A slightly more involved strategy, but one that also can help fight rising interest rates as in our current economic environment, is establishing a bond ladder. As mentioned, bond returns actually declined in 2021 and may be on a course to repeat those losses this year as the Federal Reserve raises interest rates in an attempt to combat inflation. Remember that bond prices move in the opposite direction of rates themselves, since the yields on new bonds look more attractive by comparison. This opinion is widely reflected currently by Wall Street analysts. According to Michael McClary, chief investment officer at Valmark Financial Group in Akron, Ohio, “We are in a very precarious position with bonds right now.”
So what exactly is a bond ladder? In financial jargon, a bond ladder is a strategy that attempts to minimize the risks associated with fixed-income securities while managing cash flows for the individual investor. For the rest of us, the basic strategy entails holding individual bonds like U.S. Treasury’s to the end of their term. Holding an individual bond to maturity guarantees the investor will get back their principal plus the stated interest rate. It locks in their price. The following chart can give you a better look at how a ladder can be established.
If an individual invested $100,000 in a 10 year US Treasury bond that paid a 2% interest rate, the investor would receive $2,000 in interest payments each year, and get their entire $100,000 principal investment back at maturity. However, someone who locks their money away in one 10-year bond may miss out on higher-yielding ones issued during that decade. A bond ladder fixes this problem. By using the bond ladder approach, you could buy five different bonds each with a face value of $20,000 or even 10 different bonds each with a face value of $10,000. Each bond would have a different maturity. Each different bond maturity represents a different rung on the ladder. While the bond ladder approach typically applies to treasury bonds, it can be used with any type of fixed income product, even certificates of deposit (CD’s).

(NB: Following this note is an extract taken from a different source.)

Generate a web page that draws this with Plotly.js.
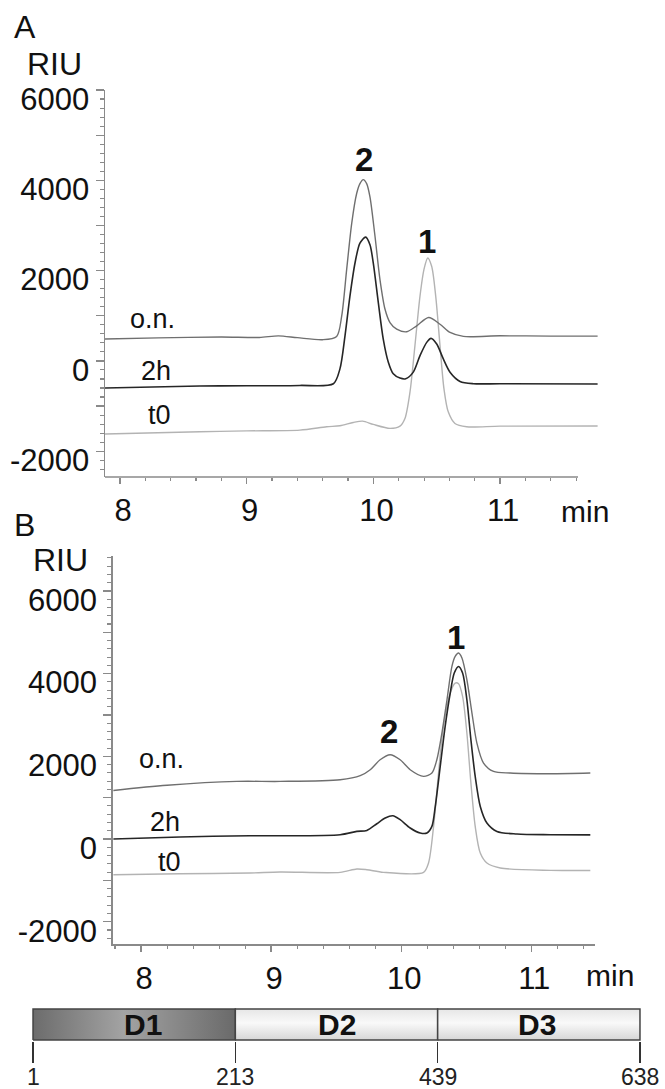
<!DOCTYPE html>
<html>
<head>
<meta charset="utf-8">
<script src="https://cdn.plot.ly/plotly-3.0.1.min.js"></script>
<style>html,body{margin:0;padding:0;background:#fff;}#chart{width:665px;height:1089px;}</style>
</head>
<body>
<div id="chart"></div>
<script>
// ---------- Panel A data (time in min, signal in RIU) ----------
var tA_on = [7.88, 8.3, 8.8, 9.1, 9.25, 9.4, 9.6, 9.71, 9.75, 9.789, 9.829, 9.868, 9.894, 9.92, 9.947, 9.973, 10.013, 10.052, 10.092, 10.131, 10.184, 10.263, 10.342, 10.436, 10.526, 10.605, 10.71, 11.0, 11.4, 11.77];
var vA_on = [484, 510, 530, 520, 555, 515, 470, 543, 996, 2022, 3048, 3707, 3927, 4015, 3927, 3634, 2755, 1802, 1143, 850, 703, 645, 777, 960, 813, 630, 543, 556, 550, 550];

var tA_2h = [7.88, 8.63, 9.0, 9.42, 9.684, 9.736, 9.776, 9.815, 9.855, 9.894, 9.939, 9.973, 9.999, 10.039, 10.078, 10.118, 10.157, 10.21, 10.255, 10.315, 10.368, 10.421, 10.455, 10.5, 10.552, 10.605, 10.684, 10.789, 11.0, 11.77];
var vA_2h = [-600, -556, -550, -543, -505, -176, 556, 1435, 2169, 2609, 2741, 2572, 2169, 1290, 484, -29, -286, -381, -396, -249, 117, 411, 499, 374, 44, -249, -454, -505, -505, -510];

var tA_t0 = [7.88, 8.63, 9.0, 9.42, 9.631, 9.736, 9.841, 9.915, 9.999, 10.131, 10.21, 10.249, 10.289, 10.328, 10.368, 10.399, 10.429, 10.46, 10.492, 10.526, 10.557, 10.591, 10.644, 10.736, 11.0, 11.77];
var vA_t0 = [-1620, -1568, -1550, -1532, -1458, -1436, -1363, -1334, -1407, -1495, -1444, -1275, -689, 337, 1435, 2022, 2279, 2095, 1435, 337, -615, -1128, -1385, -1458, -1444, -1440];

// ---------- Panel B data ----------
var tB_on = [7.787, 8.2, 8.736, 9.069, 9.531, 9.685, 9.762, 9.838, 9.915, 9.992, 10.069, 10.172, 10.236, 10.274, 10.313, 10.352, 10.39, 10.415, 10.441, 10.467, 10.505, 10.544, 10.582, 10.633, 10.71, 10.838, 11.146, 11.454];
var vB_on = [1175, 1300, 1393, 1393, 1434, 1531, 1676, 1917, 2038, 1917, 1676, 1514, 1596, 1917, 2563, 3368, 4174, 4415, 4498, 4377, 3852, 3047, 2321, 1838, 1635, 1596, 1579, 1596];

var tB_2h = [7.787, 8.3, 8.838, 9.069, 9.531, 9.659, 9.736, 9.813, 9.877, 9.936, 9.992, 10.069, 10.146, 10.198, 10.236, 10.262, 10.3, 10.338, 10.377, 10.408, 10.441, 10.472, 10.505, 10.536, 10.569, 10.608, 10.659, 10.736, 10.89, 11.146, 11.454];
var vB_2h = [0, 50, 80, 80, 104, 184, 208, 370, 508, 563, 467, 266, 145, 145, 305, 788, 1755, 2723, 3530, 4014, 4174, 4014, 3368, 2401, 1514, 788, 387, 184, 121, 104, 100];

var tB_t0 = [7.787, 8.3, 8.838, 9.069, 9.531, 9.659, 9.736, 9.864, 10.172, 10.21, 10.249, 10.287, 10.325, 10.377, 10.415, 10.441, 10.472, 10.505, 10.536, 10.569, 10.608, 10.659, 10.762, 11.146, 11.454];
var vB_t0 = [-863, -840, -822, -798, -806, -725, -742, -806, -806, -580, 305, 1596, 2723, 3530, 3772, 3755, 3448, 2563, 1354, 305, -339, -580, -701, -759, -760];

// ---------- Tick labels ----------
var xTickVals = [8, 9, 10, 11];
var yTickVals = [-2000, -1000, 0, 1000, 2000, 3000, 4000, 5000, 6000];
var yTickText = ['-2000', '', '0', '', '2000', '', '4000', '', '6000'];

// ---------- Domain bar ----------
var domainNames = ['D1', 'D2', 'D3'];
var domainBounds = ['1', '213', '439', '638'];

var W = 665, H = 1089;
function px(x) { return x / W; }
function py(y) { return 1 - y / H; }

var FONT = 'Liberation Sans, Arial, Helvetica, sans-serif';
var C_ON = '#6f6f6f', C_2H = '#262626', C_T0 = '#b3b3b3';

var traces = [];
function line(t, v, color, w, xa, ya) {
  return {x: t, y: v, xaxis: xa, yaxis: ya, type: 'scatter', mode: 'lines',
    line: {color: color, width: w, shape: 'spline', smoothing: 0.8},
    hoverinfo: 'skip', showlegend: false};
}
traces.push(line(tA_t0, vA_t0, C_T0, 1.4, 'x', 'y'));
traces.push(line(tA_on, vA_on, C_ON, 1.4, 'x', 'y'));
traces.push(line(tA_2h, vA_2h, C_2H, 1.6, 'x', 'y'));
traces.push(line(tB_t0, vB_t0, C_T0, 1.4, 'x2', 'y2'));
traces.push(line(tB_on, vB_on, C_ON, 1.4, 'x2', 'y2'));
traces.push(line(tB_2h, vB_2h, C_2H, 1.6, 'x2', 'y2'));

// domain boxes
var grads = [
  {type: 'horizontal', colorscale: [[0, '#6c6c6c'], [0.45, '#a3a3a3'], [1, '#6a6a6a']]},
  {type: 'vertical', colorscale: [[0, '#d6d6d6'], [0.55, '#f9f9f9'], [1, '#e6e6e6']]},
  {type: 'vertical', colorscale: [[0, '#d6d6d6'], [0.55, '#f9f9f9'], [1, '#e6e6e6']]}
];
domainNames.forEach(function (n, i) {
  traces.push({
    x: [i - 0.5, i + 0.5, i + 0.5, i - 0.5, i - 0.5], y: [0, 0, 1, 1, 0],
    xaxis: 'x3', yaxis: 'y3', type: 'scatter', mode: 'lines', fill: 'toself',
    fillgradient: grads[i], fillcolor: i === 0 ? '#8a8a8a' : '#efefef',
    line: {color: '#444', width: 1.5}, hoverinfo: 'skip', showlegend: false
  });
});

var tickFont = {family: FONT, size: 31, color: '#111'};
function xax(domain, range) {
  return {domain: domain, range: range, showgrid: false, zeroline: false,
    showline: true, linecolor: '#8a8a8a', linewidth: 1.5,
    tickmode: 'array', tickvals: xTickVals, ticks: 'outside', ticklen: 6,
    tickcolor: '#8a8a8a', tickwidth: 1.3, tickfont: tickFont,
    ticklabelshift: 3, ticklabelstandoff: 0,
    minor: {tickmode: 'linear', tick0: 0, dtick: 0.2, ticks: 'outside', ticklen: 3,
      tickcolor: '#8a8a8a', tickwidth: 1.1, showgrid: false}};
}
function yax(domain, range, anchor) {
  return {domain: domain, range: range, anchor: anchor, showgrid: false, zeroline: false,
    showline: true, linecolor: '#8a8a8a', linewidth: 1.5,
    tickmode: 'array', tickvals: yTickVals, ticktext: yTickText,
    ticks: 'outside', ticklen: 8, tickcolor: '#8a8a8a', tickwidth: 1.3,
    tickfont: tickFont, ticklabelshift: 9, ticklabelstandoff: 0,
    minor: {tickmode: 'linear', tick0: 0, dtick: 200, ticks: 'outside', ticklen: 4,
      tickcolor: '#8a8a8a', tickwidth: 1.1, showgrid: false}};
}

var xA = xax([px(105), px(598)], [7.8816, 11.773]);
xA.showline = false;
xA.anchor = 'y';
var xB = xax([px(112.7), px(595)], [7.782, 11.49]);
xB.anchor = 'y2';

function ann(text, x, y, size, bold, extra) {
  var a = {text: bold ? '<b>' + text + '</b>' : text, x: px(x), y: py(y), xref: 'paper', yref: 'paper',
    xanchor: 'center', yanchor: 'middle', showarrow: false,
    font: {family: FONT, size: size, color: '#111'}};
  if (extra) for (var k in extra) a[k] = extra[k];
  return a;
}

var annotations = [
  ann('A', 12, 27, 32, false, {xanchor: 'left'}),
  ann('RIU', 54, 64, 32),
  ann('B', 12, 525, 32, false, {xanchor: 'left'}),
  ann('RIU', 60, 560, 32),
  ann('min', 585, 512, 30),
  ann('min', 610, 975, 30),
  ann('o.n.', 152, 319, 27),
  ann('2h', 156, 371, 27),
  ann('t0', 159, 415, 27),
  ann('o.n.', 161, 759, 27),
  ann('2h', 164.5, 822, 27),
  ann('t0', 169.5, 862, 27),
  ann('2', 364, 160, 33, true),
  ann('1', 427, 241, 33, true),
  ann('2', 389, 731, 33, true),
  ann('1', 456, 637, 33, true)
];
var dShift = [9, 0, -2];
domainNames.forEach(function (n, i) {
  annotations.push({text: '<b>' + n + '</b>', x: i, y: 0.5, xref: 'x3', yref: 'y3',
    xshift: dShift[i], xanchor: 'center', yanchor: 'middle', showarrow: false,
    font: {family: FONT, size: 30, color: '#111'}});
});
domainBounds.forEach(function (b, i) {
  annotations.push({text: b, x: i - 0.5, y: py(1077), xref: 'x3', yref: 'paper',
    xanchor: 'center', yanchor: 'middle', showarrow: false,
    font: {family: FONT, size: 23, color: '#222'}});
});

var layout = {
  width: W, height: H, margin: {l: 0, r: 0, t: 0, b: 0},
  paper_bgcolor: '#fff', plot_bgcolor: 'rgba(0,0,0,0)', showlegend: false,
  xaxis: xA,
  yaxis: yax([py(477), py(90)], [-2571, 6000], 'x'),
  xaxis2: xB,
  yaxis2: yax([py(944), py(556)], [-2539, 6845], 'x2'),
  xaxis3: {domain: [px(31), px(642)], range: [-0.51, 2.51], anchor: 'y3',
    showgrid: false, zeroline: false, showline: false,
    tickmode: 'array', tickvals: [-0.5, 0.5, 1.5, 2.5], showticklabels: false,
    ticks: 'outside', ticklen: 21, tickcolor: '#333', tickwidth: 1.5},
  yaxis3: {domain: [py(1041), py(1008)], range: [-0.03, 1.03], anchor: 'x3', visible: false},
  shapes: [
    {type: 'line', xref: 'x domain', yref: 'y domain', x0: 0, x1: (578 - 105) / (598 - 105), y0: 0, y1: 0,
      line: {color: '#8a8a8a', width: 1.5}}
  ],
  annotations: annotations
};

Plotly.newPlot('chart', traces, layout, {staticPlot: true, displayModeBar: false});
</script>
</body>
</html>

Perhaps the biggest issue an investor would face with investing in bonds is the difficulty of understanding how bonds work and how one receives value. Establishing a bond ladder makes sense if you can follow all the moving parts. If you keep it strictly vanilla and invest in a ladder of government bonds it’s easier to follow and manage. However, if you or your advisor wants to chase yield and invest in other fixed income securities like corporate bonds, the risks and the actual investment become more difficult to follow. That’s where one can turn to the ETF bond funds. You could actually ladder bonds by using ETF’s that have different maturities. While not as exact as the actual bonds themselves, the ETF provides a simpler way to gain exposure to different maturities. Either approach can help you with your bond investing in what looks to be a rising rate environment.